A House for Mr. Yabako

A man builds a home for himself once in a life time, where he will return tired at the end of a hard days work, where his children will play and grow, where his wife will cook and clean. I was interested in looking at the Nubian Vault not as a technical miracle or an ecological life saver but very simply as a home. The day Mr Yabako sees that Mr Agama's family is happy in their new home, which incidentally is a Nubian vault will Mr Yabako think of building a Nubian vault home for himself. I hoped that my photographs would bridge the distance between Mr Yabako and his Nubian vault home.
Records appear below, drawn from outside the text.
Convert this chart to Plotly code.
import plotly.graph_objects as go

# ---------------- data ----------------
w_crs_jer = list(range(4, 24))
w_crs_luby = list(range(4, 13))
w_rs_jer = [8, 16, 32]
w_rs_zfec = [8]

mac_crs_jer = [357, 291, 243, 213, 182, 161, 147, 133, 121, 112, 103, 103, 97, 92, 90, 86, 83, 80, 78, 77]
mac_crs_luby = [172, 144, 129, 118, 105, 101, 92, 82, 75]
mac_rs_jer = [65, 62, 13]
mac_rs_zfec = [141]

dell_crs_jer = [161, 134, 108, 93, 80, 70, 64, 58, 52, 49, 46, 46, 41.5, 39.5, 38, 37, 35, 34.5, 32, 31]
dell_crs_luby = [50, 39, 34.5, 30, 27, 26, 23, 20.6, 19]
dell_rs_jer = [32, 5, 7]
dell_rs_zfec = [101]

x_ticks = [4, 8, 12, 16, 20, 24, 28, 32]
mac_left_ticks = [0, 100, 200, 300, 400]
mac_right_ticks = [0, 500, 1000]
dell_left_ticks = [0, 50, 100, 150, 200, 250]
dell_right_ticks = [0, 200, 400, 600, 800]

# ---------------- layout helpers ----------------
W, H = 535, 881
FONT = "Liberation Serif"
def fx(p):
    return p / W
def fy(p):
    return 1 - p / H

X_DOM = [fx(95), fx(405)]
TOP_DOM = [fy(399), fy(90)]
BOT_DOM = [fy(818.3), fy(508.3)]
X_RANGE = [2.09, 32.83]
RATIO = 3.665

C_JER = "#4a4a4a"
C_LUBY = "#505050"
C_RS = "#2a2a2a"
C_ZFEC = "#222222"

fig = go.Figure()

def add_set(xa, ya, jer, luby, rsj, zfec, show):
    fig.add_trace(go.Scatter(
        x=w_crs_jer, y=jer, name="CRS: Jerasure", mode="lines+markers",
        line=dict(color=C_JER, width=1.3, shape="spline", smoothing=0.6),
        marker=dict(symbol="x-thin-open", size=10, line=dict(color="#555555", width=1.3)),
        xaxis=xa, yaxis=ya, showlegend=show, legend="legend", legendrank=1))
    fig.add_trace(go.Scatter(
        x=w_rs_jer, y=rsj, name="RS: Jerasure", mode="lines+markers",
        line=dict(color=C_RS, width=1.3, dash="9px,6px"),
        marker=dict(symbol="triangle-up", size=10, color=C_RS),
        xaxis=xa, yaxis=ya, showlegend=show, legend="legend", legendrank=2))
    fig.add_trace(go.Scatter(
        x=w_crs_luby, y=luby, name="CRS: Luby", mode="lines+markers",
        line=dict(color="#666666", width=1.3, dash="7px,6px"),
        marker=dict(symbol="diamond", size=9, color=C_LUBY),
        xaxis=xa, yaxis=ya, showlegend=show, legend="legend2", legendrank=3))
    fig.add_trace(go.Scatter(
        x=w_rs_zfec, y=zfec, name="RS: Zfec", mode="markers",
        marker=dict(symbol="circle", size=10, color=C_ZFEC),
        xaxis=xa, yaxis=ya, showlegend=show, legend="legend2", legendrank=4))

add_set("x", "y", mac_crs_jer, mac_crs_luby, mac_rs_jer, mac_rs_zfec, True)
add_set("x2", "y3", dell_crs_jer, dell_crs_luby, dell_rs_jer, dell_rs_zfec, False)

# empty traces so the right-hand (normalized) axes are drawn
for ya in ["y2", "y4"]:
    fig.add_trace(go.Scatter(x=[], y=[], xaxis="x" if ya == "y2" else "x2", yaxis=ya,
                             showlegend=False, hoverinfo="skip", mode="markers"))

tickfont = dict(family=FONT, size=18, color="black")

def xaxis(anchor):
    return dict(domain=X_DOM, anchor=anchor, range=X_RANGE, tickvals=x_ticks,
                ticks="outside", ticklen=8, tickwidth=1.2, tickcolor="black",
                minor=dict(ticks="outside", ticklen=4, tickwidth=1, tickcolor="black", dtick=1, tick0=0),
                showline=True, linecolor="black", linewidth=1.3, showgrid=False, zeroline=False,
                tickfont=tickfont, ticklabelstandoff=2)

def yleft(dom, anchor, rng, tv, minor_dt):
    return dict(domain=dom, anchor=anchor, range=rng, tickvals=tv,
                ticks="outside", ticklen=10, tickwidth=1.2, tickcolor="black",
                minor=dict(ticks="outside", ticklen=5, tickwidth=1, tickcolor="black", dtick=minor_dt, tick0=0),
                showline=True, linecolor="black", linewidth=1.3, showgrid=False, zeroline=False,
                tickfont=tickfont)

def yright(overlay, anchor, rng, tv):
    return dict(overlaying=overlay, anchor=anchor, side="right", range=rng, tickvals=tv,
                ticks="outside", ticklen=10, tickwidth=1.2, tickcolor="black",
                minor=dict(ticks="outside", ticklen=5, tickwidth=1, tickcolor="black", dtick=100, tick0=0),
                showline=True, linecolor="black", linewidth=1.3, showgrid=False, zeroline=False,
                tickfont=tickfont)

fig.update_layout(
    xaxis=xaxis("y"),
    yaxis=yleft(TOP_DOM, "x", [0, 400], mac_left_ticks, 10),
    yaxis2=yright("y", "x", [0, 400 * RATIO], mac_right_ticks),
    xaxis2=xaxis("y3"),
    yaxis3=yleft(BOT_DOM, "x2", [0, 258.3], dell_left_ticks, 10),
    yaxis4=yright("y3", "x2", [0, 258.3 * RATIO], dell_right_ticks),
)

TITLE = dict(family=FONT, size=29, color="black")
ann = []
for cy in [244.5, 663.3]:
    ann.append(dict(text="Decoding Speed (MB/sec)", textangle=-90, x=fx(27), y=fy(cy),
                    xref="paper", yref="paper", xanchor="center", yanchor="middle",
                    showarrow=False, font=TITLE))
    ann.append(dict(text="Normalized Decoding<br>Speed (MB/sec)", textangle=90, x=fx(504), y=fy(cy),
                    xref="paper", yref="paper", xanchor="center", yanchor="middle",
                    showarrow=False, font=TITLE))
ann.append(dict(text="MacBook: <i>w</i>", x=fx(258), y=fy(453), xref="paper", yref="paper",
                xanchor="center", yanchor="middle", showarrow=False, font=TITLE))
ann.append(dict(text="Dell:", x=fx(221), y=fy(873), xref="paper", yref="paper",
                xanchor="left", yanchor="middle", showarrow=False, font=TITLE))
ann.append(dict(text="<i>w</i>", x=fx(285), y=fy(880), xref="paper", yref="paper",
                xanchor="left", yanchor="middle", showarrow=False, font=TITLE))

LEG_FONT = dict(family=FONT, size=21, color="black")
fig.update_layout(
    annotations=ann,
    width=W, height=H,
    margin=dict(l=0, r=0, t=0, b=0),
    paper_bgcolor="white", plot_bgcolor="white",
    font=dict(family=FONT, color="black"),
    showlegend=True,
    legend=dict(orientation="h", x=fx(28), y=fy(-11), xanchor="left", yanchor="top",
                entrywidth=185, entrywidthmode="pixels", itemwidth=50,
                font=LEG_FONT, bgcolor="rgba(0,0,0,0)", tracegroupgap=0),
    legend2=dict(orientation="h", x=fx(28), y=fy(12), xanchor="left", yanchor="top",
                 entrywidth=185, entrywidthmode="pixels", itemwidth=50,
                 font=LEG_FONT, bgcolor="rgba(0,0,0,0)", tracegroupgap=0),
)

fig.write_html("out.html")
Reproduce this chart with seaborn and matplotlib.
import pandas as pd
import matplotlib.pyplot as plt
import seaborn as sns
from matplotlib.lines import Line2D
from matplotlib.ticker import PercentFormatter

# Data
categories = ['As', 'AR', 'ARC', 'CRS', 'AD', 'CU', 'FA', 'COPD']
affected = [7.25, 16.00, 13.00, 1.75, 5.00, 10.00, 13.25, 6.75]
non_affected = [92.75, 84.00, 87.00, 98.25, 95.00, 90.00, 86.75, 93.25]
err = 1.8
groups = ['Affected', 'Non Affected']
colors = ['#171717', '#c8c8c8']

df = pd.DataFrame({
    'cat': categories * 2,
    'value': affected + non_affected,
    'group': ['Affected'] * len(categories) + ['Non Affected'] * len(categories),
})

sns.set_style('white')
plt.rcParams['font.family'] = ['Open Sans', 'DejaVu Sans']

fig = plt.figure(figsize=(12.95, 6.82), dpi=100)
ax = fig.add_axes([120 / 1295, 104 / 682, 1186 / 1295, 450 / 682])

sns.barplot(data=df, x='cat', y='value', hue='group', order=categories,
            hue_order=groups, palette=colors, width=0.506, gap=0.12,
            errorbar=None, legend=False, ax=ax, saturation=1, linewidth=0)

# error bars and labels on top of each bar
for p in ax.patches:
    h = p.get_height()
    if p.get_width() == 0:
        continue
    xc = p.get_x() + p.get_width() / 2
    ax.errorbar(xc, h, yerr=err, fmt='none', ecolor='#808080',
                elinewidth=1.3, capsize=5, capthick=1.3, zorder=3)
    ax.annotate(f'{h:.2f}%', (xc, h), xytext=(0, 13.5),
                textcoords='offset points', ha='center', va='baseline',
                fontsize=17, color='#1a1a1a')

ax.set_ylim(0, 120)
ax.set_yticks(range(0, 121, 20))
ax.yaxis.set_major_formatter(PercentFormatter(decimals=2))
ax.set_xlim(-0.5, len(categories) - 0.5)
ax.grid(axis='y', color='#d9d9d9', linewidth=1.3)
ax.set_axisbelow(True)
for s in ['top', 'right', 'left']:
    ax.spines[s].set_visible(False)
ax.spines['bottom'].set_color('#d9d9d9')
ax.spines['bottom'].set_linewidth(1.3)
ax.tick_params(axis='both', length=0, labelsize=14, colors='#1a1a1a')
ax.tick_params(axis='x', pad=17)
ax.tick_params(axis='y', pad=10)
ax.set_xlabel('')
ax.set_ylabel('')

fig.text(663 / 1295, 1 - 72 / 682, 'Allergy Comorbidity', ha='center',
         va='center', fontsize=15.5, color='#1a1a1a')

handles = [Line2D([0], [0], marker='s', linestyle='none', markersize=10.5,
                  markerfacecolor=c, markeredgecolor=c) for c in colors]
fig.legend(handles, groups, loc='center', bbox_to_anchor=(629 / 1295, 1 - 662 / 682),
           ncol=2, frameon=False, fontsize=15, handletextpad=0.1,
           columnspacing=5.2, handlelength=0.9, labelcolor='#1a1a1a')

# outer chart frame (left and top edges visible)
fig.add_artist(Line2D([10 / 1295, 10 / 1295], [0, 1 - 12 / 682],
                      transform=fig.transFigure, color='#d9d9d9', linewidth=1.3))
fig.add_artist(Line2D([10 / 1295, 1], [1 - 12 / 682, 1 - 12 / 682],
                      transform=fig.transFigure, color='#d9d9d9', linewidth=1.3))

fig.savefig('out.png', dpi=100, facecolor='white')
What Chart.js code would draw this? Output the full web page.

Not only that, I hoped that the photographs would bring pleasure and pride to Mr Adama and his family, the masons who built it, and all those who in some way shared this dream and are working hard to put it to reality. In a way I was not photographing the Nubian vault, it was the families that had decided to spend their entire life in them and the masons and trainees that were to earn their livelihood building them. I managed to squeeze an extra 6 days from my project in Mali, packed my reflector, tripod, light meter and a 24 mm Nikkor lense and made it to Boromo. Five days of crazy driving, using the window to get out of the car, staying out of dehydration thanks to litres of millet beer, talking to masons, to people who lived and were planning to live in Nubian Vaults, meeting a simple village woman, mother of four children who had taken it upon herself to popularise the Nubian Vault in her area and doing pictures. I hope the photos do them justice.